Le rapport Larose (2015)[4] confirme que la réforme n’a pas produit les résultats espérés, mais ne conclut pas non plus au désastre. Alors, pourquoi ce ton pris par plusieurs détracteurs de la réforme? Tout cela me semble être un symptôme de quelque chose. Sommes-nous réactionnaires? Est-ce un réflexe corporatiste? Ou encore, certains d’entre nous ont-ils été traumatisés par certains cadres administratifs ou conseillers pédagogiques plus radicaux? Ou est-ce encore une réponse qui témoigne au fond d’une inquiétude devant le message souvent porteur de confusion livré par divers tenants de la réforme[5]? Et pourquoi cette résistance aux sciences de l’éducation, qui nous invitent à une réflexion critique sur notre façon d’enseigner, alors que la philosophie se définit elle-même comme une réflexion critique? Les appels des détracteurs de la réforme au «bon sens», faculté manifestement réduite ici au sens commun, me semblent un indice de désarroi.
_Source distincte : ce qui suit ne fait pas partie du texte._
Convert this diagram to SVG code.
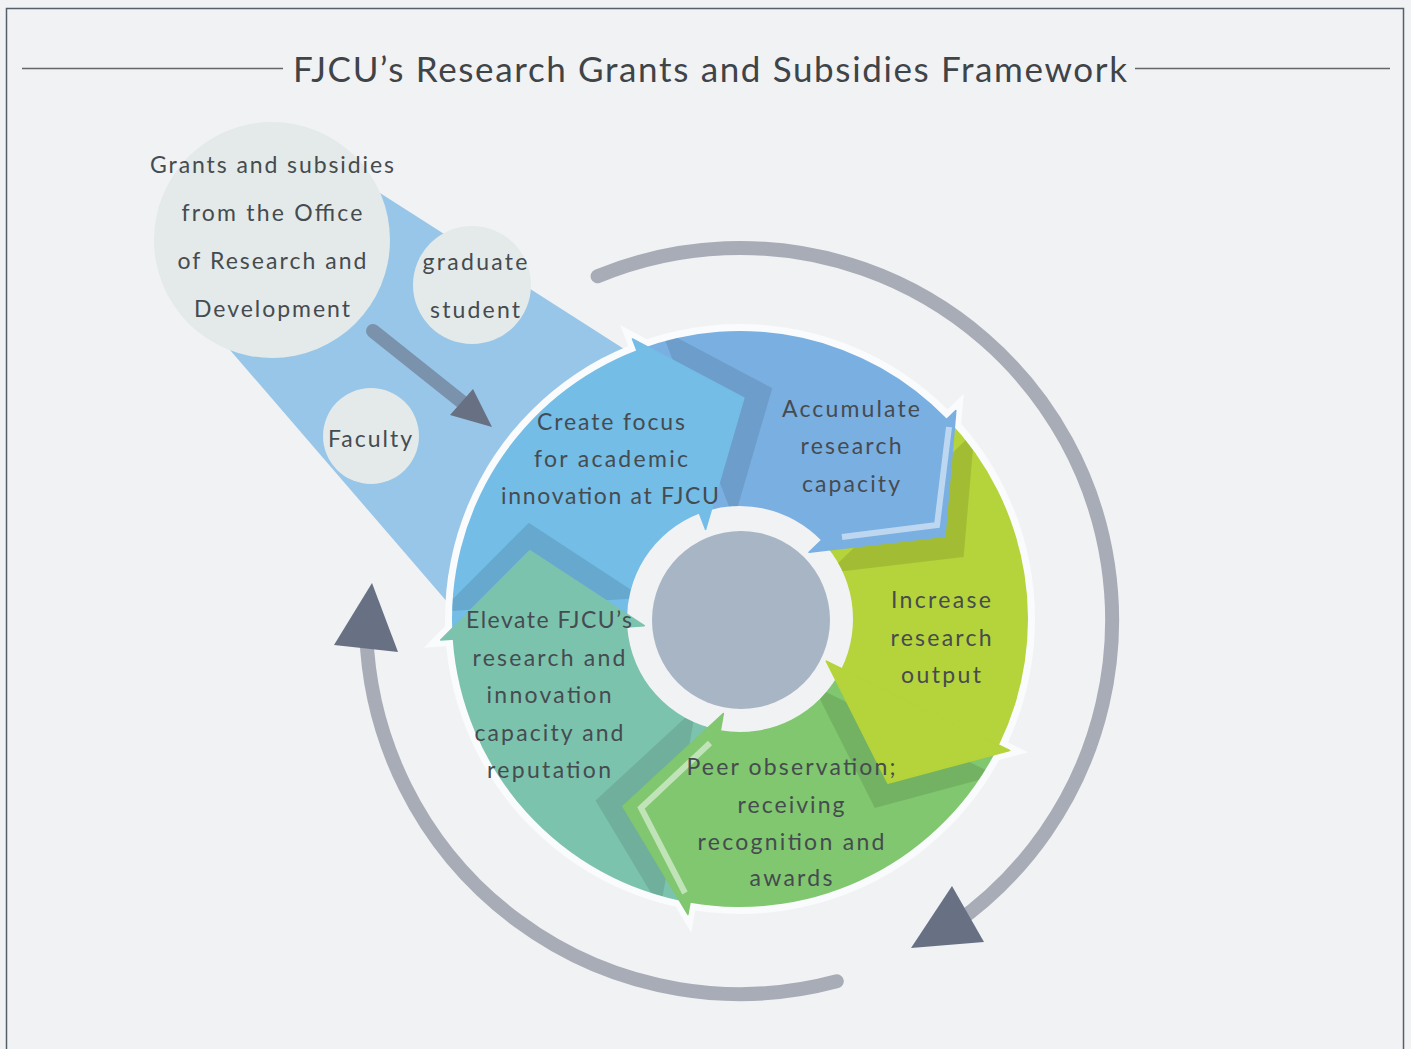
<svg xmlns="http://www.w3.org/2000/svg" width="1411" height="1049" viewBox="0 0 1411 1049">
  <style>
    .t { font-family: Lato, "Liberation Sans", sans-serif; font-size: 23px; fill: #464b50; text-anchor: middle; }
    .title { font-size: 35px; fill: #3f4448; }
    .bubble { fill: #e3eae9; }
    .arc { fill: none; stroke: #a8acb7; stroke-width: 14; stroke-linecap: round; }
    .ahead { fill: #687184; }
    .shadow { fill: #000; opacity: 0.1; }
    .head { stroke-width: 1.5; stroke-linejoin: round; }
    .hl { fill: none; stroke: #fff; stroke-opacity: 0.5; stroke-width: 6; stroke-linejoin: miter; }
    .under { fill: #fafbfc; stroke: #fafbfc; stroke-width: 13; stroke-linejoin: miter; stroke-miterlimit: 20; }
  </style>
  <defs>
    <clipPath id="outside200">
      <path clip-rule="evenodd" d="M0 0H1411V1049H0Z M940 619A200 200 0 1 0 540 619A200 200 0 1 0 940 619Z"/>
    </clipPath>
    <clipPath id="ring">
      <path clip-rule="evenodd" d="M1028 619A288 288 0 1 0 452 619A288 288 0 1 0 1028 619Z M853 619A113 113 0 1 0 627 619A113 113 0 1 0 853 619Z"/>
    </clipPath>
  </defs>

  <rect x="0" y="0" width="1411" height="1049" fill="#f1f2f4"/>
  <path d="M6.5 1049V8.5H1403.5V1049" fill="none" stroke="#56606b" stroke-width="1.5"/>

  <g id="title">
    <line x1="22" y1="68.5" x2="283" y2="68.5" stroke="#666" stroke-width="1.3"/>
    <line x1="1135" y1="68.5" x2="1390" y2="68.5" stroke="#666" stroke-width="1.3"/>
    <text class="t title" x="710" y="82" textLength="834" lengthAdjust="spacing">FJCU’s Research Grants and Subsidies Framework</text>
  </g>

  <g id="flow-band">
    <polygon points="380,193 660,372 480,640 230,350" fill="#98c6e8"/>
  </g>

  <g id="ring-outline" clip-path="url(#outside200)">
    <circle cx="740" cy="619" r="295" fill="#fafbfc"/>
    <polygon class="under" points="632.49,338.93 743.86,398.03 705.60,529.38"/>
    <polygon class="under" points="955.80,410.60 944.91,536.21 809.06,552.31"/>
    <polygon class="under" points="1009.64,750.51 887.88,783.23 826.28,661.08"/>
    <polygon class="under" points="687.90,914.44 622.89,806.42 723.33,713.54"/>
    <polygon class="under" points="440.73,639.93 529.82,550.71 644.23,625.70"/>
  </g>

  <g id="segment-bodies">
    <path fill="#73bde6" d="M452.70 639.09A288 288 0 0 1 636.79 350.13L699.50 513.51A113 113 0 0 0 627.28 626.88Z"/>
    <path fill="#7aafe2" d="M636.79 350.13A288 288 0 0 1 947.17 418.94L821.29 540.50A113 113 0 0 0 699.50 513.51Z"/>
    <path fill="#b5d33a" d="M947.17 418.94A288 288 0 0 1 998.85 745.25L841.56 668.54A113 113 0 0 0 821.29 540.50Z"/>
    <path fill="#80c76f" d="M998.85 745.25A288 288 0 0 1 689.99 902.63L720.38 730.28A113 113 0 0 0 841.56 668.54Z"/>
    <path fill="#7cc3ae" d="M689.99 902.63A288 288 0 0 1 452.70 639.09L627.28 626.88A113 113 0 0 0 720.38 730.28Z"/>
  </g>

  <g id="segment-shadows" clip-path="url(#ring)">
    <polygon class="shadow" transform="translate(28.4,-9.8)" points="632.49,338.93 743.86,398.03 705.60,529.38"/>
    <polygon class="shadow" transform="translate(18.7,20.8)" points="955.80,410.60 944.91,536.21 809.06,552.31"/>
    <polygon class="shadow" transform="translate(-13.1,24.7)" points="1009.64,750.51 887.88,783.23 826.28,661.08"/>
    <polygon class="shadow" transform="translate(-27.4,-5.8)" points="687.90,914.44 622.89,806.42 723.33,713.54"/>
    <polygon class="shadow" transform="translate(-1,-28)" points="440.73,639.93 529.82,550.71 644.23,625.70"/>
  </g>

  <g id="node-create">
    <polygon class="head" fill="#73bde6" stroke="#73bde6" points="632.49,338.93 743.86,398.03 705.60,529.38"/>
    <text class="t" x="611" y="430" textLength="148" lengthAdjust="spacing">Create focus</text>
    <text class="t" x="611" y="467" textLength="154" lengthAdjust="spacing">for academic</text>
    <text class="t" x="610" y="504" textLength="218" lengthAdjust="spacing">innovation at FJCU</text>
  </g>

  <g id="node-accumulate">
    <polygon class="head" fill="#7aafe2" stroke="#7aafe2" points="955.80,410.60 944.91,536.21 809.06,552.31"/>
    <polyline class="hl" points="949,427 937,525 842,537"/>
    <text class="t" x="851" y="417" textLength="138" lengthAdjust="spacing">Accumulate</text>
    <text class="t" x="851" y="454" textLength="101" lengthAdjust="spacing">research</text>
    <text class="t" x="851" y="492" textLength="98" lengthAdjust="spacing">capacity</text>
  </g>

  <g id="node-increase">
    <polygon class="head" fill="#b5d33a" stroke="#b5d33a" points="1009.64,750.51 887.88,783.23 826.28,661.08"/>
    <text class="t" x="941" y="608" textLength="100" lengthAdjust="spacing">Increase</text>
    <text class="t" x="941" y="646" textLength="101" lengthAdjust="spacing">research</text>
    <text class="t" x="941" y="683" textLength="80" lengthAdjust="spacing">output</text>
  </g>

  <g id="node-peer">
    <polygon class="head" fill="#80c76f" stroke="#80c76f" points="687.90,914.44 622.89,806.42 723.33,713.54"/>
    <polyline class="hl" points="685,893 641,808 710,743"/>
    <text class="t" x="791" y="775" textLength="209" lengthAdjust="spacing">Peer observation;</text>
    <text class="t" x="791" y="813" textLength="107" lengthAdjust="spacing">receiving</text>
    <text class="t" x="791" y="850" textLength="187" lengthAdjust="spacing">recognition and</text>
    <text class="t" x="791" y="886" textLength="83" lengthAdjust="spacing">awards</text>
  </g>

  <g id="node-elevate">
    <polygon class="head" fill="#7cc3ae" stroke="#7cc3ae" points="440.73,639.93 529.82,550.71 644.23,625.70"/>
    <text class="t" x="549" y="628" textLength="166" lengthAdjust="spacing">Elevate FJCU’s</text>
    <text class="t" x="549" y="666" textLength="153" lengthAdjust="spacing">research and</text>
    <text class="t" x="549" y="703" textLength="125" lengthAdjust="spacing">innovation</text>
    <text class="t" x="549" y="741" textLength="149" lengthAdjust="spacing">capacity and</text>
    <text class="t" x="549" y="778" textLength="124" lengthAdjust="spacing">reputation</text>
  </g>

  <g id="node-center">
    <circle cx="741" cy="620" r="89" fill="#a7b5c5"/>
  </g>

  <g id="node-grants">
    <circle class="bubble" cx="272" cy="240" r="118"/>
    <text class="t" x="272" y="173" textLength="244" lengthAdjust="spacing">Grants and subsidies</text>
    <text class="t" x="272" y="221" textLength="181" lengthAdjust="spacing">from the Office</text>
    <text class="t" x="272" y="269" textLength="189" lengthAdjust="spacing">of Research and</text>
    <text class="t" x="272" y="317" textLength="156" lengthAdjust="spacing">Development</text>
  </g>

  <g id="node-graduate">
    <circle class="bubble" cx="472" cy="285" r="59"/>
    <text class="t" x="475" y="270" textLength="105" lengthAdjust="spacing">graduate</text>
    <text class="t" x="475" y="318" textLength="90" lengthAdjust="spacing">student</text>
  </g>

  <g id="node-faculty">
    <circle class="bubble" cx="371" cy="436" r="48"/>
    <text class="t" x="370" y="447" textLength="84" lengthAdjust="spacing">Faculty</text>
  </g>

  <g id="connectors">
    <line x1="373" y1="331" x2="462" y2="402" stroke="#7a92ab" stroke-width="14" stroke-linecap="round"/>
    <polygon fill="#687184" points="450,415 492,427 473,389"/>
    <path class="arc" d="M597.6 276.3A372 372 0 0 1 953.4 924.7"/>
    <polygon class="ahead" points="911,948 984,942 952,886"/>
    <path class="arc" d="M836.8 981.3A374 374 0 0 1 366.2 633.1"/>
    <polygon class="ahead" points="334,645 398,652 372,583"/>
  </g>
</svg>
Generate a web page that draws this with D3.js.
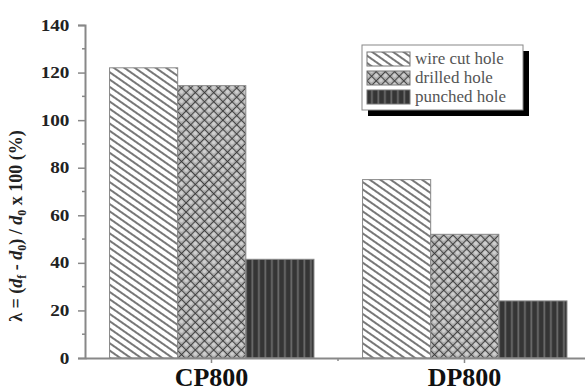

La théorie ne s’oppose-t-elle pas au sens commun? «La théorie fait mal, heurte nos illusions[6]» sur l’enseignement?

Les réformateurs en éducation sont des émules de Rousseau, que l’on qualifie de Copernic de l’éducation puisqu’il soutenait qu’il fallait recentrer l’éducation sur l’enfant et se mettre au niveau de l’élève : «Faites-en vos égaux pour qu’ils le deviennent; et, s’ils ne peuvent encore s’élever à vous, descendez à eux sans honte[7]». Comme Rousseau voulait d’abord un homme libre, donc autonome («Si jamais vous substituez dans son esprit l’autorité à la raison, il ne raisonnera plus; il ne sera plus que le jouet de l’opinion des autres[8]»), il promouvait l’enseignement par projets : «Vos leçons doivent être plus en actions qu’en discours; car les enfants oublient aisément ce qu’ils ont dit et ce qu’on leur a dit, mais non pas ce qu’ils ont fait ou ce qu’on leur a fait[9]», «Ne donnez à votre élève aucune espèce de leçon verbale; il n’en doit recevoir que de l’expérience[10]». Il voulait aussi éviter de développer l’amour-propre, porte ouverte à devenir esclave du regard des autres : «Jamais de comparaison avec d’autres enfants, point de rivaux, point de concurrents […] je marquerai tous les ans les progrès qu’il aura faits; je les comparerai à ceux qu’il fera l’année suivante[11]». Autant d’idées que l’on retrouve dans ce que certains ont appelé le «changement de paradigme» en éducation.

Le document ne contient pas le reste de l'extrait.